* WORK TO DO
Return each line of the records holding the string "this".

* DATA EXTRACT
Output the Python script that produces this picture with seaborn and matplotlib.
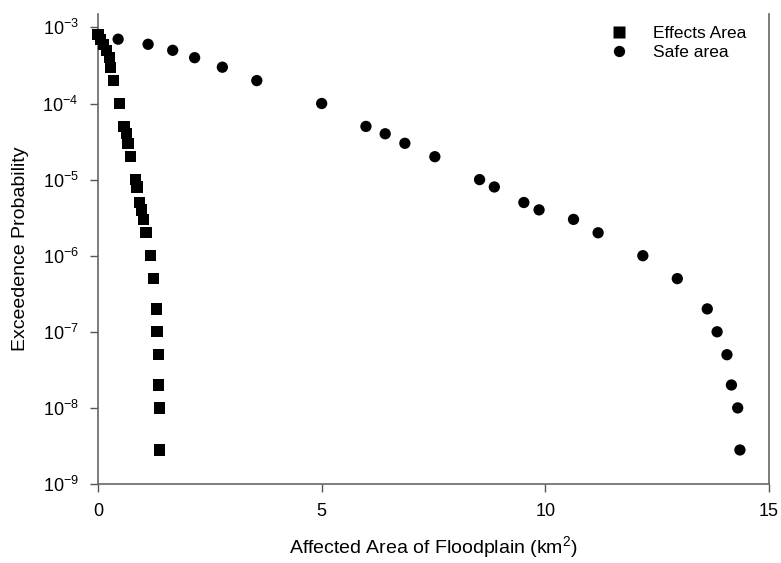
---
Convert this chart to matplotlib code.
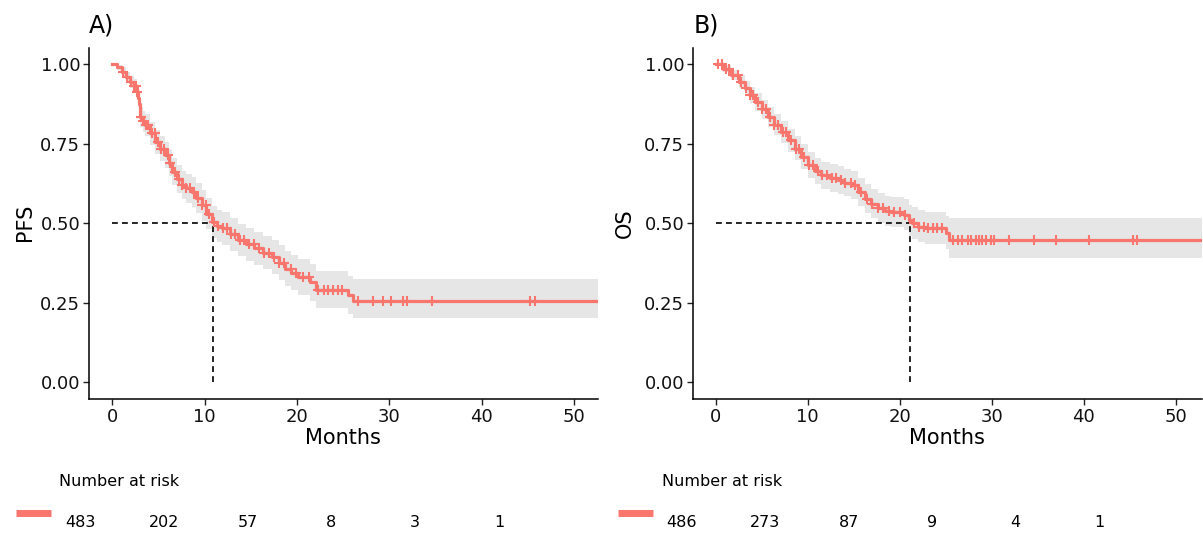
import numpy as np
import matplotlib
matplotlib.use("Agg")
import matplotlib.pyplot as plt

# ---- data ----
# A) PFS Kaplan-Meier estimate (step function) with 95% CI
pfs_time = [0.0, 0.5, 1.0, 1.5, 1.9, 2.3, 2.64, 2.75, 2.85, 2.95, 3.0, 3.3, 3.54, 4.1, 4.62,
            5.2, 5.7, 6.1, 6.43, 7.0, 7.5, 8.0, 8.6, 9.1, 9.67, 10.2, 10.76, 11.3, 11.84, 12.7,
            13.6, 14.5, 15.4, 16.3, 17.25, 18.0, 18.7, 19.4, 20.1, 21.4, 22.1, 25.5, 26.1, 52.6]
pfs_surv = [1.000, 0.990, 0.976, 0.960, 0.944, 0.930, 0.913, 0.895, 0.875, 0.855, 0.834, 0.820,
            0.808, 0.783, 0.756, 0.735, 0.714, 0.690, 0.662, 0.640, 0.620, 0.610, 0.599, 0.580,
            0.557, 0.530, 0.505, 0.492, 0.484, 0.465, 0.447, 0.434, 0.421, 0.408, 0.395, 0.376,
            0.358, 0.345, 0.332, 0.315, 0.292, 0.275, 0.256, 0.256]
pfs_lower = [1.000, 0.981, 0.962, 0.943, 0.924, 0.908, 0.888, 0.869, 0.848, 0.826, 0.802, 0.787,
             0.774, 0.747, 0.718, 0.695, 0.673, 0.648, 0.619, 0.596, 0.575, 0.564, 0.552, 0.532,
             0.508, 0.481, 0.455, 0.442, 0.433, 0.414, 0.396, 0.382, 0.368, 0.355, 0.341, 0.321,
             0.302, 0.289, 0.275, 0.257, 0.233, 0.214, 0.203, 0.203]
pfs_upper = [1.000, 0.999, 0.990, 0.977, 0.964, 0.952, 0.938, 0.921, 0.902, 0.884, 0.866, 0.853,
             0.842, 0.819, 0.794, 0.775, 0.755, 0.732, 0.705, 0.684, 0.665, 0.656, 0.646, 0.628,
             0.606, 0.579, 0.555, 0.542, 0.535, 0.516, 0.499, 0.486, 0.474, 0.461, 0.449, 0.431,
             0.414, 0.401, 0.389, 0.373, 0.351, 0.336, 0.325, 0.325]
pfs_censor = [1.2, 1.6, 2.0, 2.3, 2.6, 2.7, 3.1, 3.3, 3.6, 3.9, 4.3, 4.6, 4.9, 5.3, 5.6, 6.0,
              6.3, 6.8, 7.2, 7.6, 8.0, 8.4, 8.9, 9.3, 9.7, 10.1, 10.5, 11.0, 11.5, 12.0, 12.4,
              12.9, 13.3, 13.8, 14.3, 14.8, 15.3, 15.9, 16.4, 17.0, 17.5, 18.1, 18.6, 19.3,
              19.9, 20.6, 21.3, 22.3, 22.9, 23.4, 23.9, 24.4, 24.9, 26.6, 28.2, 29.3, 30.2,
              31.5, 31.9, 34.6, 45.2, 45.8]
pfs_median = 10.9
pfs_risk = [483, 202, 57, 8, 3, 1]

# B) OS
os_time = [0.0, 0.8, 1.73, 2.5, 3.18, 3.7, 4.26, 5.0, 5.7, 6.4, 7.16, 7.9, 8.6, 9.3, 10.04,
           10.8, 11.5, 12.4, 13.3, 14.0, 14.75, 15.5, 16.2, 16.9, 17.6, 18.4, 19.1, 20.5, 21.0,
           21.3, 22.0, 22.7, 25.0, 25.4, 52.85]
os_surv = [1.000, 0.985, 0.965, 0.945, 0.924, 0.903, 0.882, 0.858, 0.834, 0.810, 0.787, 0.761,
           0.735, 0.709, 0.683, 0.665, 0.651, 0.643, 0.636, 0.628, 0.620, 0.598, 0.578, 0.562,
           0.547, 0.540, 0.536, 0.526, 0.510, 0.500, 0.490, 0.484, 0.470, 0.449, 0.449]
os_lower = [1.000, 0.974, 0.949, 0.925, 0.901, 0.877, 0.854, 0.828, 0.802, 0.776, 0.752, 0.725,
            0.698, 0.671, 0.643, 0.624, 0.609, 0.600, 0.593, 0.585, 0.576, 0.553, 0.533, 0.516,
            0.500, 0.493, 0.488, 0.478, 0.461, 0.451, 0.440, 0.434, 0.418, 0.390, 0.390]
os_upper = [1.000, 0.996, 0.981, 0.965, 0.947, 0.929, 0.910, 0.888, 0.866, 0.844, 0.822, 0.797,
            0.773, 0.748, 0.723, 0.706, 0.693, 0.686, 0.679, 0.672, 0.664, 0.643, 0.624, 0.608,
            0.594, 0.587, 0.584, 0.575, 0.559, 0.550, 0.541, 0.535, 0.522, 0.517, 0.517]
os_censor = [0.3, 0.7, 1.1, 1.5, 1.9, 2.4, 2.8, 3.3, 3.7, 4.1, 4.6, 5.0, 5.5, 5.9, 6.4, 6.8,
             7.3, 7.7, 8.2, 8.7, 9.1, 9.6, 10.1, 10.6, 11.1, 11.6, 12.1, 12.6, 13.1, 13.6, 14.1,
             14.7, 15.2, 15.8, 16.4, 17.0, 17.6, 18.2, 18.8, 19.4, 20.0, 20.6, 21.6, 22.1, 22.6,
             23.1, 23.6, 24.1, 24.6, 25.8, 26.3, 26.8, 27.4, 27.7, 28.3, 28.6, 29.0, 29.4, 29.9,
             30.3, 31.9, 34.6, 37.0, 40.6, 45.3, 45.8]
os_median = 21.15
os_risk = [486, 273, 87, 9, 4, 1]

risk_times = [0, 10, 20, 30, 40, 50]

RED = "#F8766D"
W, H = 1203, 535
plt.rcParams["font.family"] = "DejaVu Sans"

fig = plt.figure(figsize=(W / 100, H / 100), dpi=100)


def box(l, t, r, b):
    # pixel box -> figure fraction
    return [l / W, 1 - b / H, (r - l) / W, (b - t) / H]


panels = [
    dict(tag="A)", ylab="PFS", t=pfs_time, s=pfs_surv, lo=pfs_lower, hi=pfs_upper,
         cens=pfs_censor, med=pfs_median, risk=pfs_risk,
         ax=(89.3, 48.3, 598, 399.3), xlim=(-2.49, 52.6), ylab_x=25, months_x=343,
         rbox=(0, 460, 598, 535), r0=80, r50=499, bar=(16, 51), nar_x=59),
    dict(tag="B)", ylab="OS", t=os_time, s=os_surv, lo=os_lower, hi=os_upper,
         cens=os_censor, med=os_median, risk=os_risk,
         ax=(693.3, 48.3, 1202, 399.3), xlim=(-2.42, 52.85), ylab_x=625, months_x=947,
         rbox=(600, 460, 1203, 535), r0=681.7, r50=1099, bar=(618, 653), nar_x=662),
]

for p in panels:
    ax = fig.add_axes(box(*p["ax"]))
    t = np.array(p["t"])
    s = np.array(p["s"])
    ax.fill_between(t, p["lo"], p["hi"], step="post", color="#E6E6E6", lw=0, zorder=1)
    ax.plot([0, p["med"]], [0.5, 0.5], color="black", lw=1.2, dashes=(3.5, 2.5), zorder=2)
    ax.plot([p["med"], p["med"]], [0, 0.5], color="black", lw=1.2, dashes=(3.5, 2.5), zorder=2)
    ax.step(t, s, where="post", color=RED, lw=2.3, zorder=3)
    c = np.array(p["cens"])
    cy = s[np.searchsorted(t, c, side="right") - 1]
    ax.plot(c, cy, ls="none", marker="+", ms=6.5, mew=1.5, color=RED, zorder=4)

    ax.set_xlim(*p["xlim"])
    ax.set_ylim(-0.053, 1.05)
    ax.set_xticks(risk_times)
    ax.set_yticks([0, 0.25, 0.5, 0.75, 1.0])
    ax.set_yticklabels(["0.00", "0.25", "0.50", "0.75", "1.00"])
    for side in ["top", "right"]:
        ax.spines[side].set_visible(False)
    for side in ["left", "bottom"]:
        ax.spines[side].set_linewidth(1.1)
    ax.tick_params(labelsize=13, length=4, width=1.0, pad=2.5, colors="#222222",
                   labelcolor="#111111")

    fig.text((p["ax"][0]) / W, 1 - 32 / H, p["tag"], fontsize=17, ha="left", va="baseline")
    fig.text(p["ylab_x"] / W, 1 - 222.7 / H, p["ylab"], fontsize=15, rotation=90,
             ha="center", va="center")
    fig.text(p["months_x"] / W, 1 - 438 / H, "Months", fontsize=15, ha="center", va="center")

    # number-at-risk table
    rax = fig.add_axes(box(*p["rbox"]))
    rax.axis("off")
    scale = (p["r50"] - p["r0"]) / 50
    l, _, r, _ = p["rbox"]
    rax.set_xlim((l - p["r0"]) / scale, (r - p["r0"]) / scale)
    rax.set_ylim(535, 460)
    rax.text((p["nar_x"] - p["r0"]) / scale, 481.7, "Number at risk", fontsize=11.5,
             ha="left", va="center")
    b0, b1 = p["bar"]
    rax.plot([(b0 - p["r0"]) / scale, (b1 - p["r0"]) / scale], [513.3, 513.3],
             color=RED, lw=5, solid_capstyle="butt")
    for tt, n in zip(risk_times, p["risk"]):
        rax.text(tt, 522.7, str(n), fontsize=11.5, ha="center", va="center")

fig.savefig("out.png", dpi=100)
* * *
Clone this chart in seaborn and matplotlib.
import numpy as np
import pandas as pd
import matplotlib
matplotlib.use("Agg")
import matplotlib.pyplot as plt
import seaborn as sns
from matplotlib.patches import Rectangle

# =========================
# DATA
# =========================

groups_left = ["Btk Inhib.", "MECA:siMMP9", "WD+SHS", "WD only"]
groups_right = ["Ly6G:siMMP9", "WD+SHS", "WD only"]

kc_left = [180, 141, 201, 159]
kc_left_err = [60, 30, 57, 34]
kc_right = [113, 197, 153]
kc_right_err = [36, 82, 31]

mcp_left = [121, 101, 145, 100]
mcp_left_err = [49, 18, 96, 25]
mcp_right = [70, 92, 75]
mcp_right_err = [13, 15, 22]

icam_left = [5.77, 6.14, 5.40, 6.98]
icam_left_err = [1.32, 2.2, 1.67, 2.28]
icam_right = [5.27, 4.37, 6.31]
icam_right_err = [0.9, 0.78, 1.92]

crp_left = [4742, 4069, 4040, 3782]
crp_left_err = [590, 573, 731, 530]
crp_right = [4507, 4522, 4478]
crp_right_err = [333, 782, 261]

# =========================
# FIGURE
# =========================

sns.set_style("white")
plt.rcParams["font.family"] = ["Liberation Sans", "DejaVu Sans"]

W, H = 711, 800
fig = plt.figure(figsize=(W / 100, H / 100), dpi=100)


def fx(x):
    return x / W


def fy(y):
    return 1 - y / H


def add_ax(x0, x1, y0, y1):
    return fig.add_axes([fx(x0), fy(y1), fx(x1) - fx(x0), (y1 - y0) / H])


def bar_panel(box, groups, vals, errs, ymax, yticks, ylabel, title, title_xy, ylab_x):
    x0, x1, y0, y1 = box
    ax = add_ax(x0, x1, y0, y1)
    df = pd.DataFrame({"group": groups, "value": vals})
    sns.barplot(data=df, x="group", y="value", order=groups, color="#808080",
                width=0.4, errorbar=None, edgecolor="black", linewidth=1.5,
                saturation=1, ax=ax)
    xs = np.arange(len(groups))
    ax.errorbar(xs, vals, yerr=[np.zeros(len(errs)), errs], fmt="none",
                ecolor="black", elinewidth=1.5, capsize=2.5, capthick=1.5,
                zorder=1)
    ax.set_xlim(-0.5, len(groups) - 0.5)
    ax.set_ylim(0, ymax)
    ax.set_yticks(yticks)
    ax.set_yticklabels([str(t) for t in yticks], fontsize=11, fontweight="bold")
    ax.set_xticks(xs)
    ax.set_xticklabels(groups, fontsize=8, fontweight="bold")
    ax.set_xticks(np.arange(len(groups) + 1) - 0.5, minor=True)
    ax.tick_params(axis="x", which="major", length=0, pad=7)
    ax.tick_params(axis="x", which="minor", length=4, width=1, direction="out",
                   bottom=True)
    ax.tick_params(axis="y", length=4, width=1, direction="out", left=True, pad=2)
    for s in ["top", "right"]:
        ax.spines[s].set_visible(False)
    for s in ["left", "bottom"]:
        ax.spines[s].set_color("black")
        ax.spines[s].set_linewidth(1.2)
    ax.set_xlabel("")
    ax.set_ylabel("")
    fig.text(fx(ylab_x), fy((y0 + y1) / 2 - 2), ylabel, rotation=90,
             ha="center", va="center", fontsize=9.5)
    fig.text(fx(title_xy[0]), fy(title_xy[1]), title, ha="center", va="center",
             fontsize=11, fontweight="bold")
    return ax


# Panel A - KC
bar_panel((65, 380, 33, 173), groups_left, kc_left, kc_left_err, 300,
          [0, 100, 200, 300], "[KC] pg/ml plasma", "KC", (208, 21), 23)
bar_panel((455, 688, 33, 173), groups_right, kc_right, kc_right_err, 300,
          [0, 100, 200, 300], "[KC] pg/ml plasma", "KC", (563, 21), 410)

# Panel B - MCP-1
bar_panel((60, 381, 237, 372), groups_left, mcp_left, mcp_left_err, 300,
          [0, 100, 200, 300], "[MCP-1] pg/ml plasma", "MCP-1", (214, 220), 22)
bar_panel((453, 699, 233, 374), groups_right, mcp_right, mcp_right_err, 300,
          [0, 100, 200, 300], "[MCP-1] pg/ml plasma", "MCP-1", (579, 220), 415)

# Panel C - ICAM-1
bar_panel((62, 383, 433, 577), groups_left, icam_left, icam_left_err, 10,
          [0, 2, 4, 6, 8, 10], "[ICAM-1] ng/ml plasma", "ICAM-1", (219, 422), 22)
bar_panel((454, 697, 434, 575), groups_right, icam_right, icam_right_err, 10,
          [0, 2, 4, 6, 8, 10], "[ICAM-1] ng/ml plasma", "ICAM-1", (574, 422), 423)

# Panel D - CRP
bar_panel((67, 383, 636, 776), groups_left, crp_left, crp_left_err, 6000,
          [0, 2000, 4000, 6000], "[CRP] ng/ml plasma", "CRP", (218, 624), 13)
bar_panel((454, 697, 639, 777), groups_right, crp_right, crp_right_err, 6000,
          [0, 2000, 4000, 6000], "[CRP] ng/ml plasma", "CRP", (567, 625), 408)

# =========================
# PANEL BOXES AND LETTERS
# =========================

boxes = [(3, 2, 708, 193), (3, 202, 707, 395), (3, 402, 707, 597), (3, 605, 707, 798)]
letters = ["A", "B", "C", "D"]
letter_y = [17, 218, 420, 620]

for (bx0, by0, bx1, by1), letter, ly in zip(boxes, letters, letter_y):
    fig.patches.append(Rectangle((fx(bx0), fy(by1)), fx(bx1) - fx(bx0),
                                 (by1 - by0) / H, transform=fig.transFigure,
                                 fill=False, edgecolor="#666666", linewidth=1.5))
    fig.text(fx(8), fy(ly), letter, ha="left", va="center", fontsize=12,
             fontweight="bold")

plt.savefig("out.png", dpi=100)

* WRITTEN SOLUTION
Output the Python script that produces this picture with seaborn and matplotlib.
Convert this chart to matplotlib code.
Clone this chart in seaborn and matplotlib.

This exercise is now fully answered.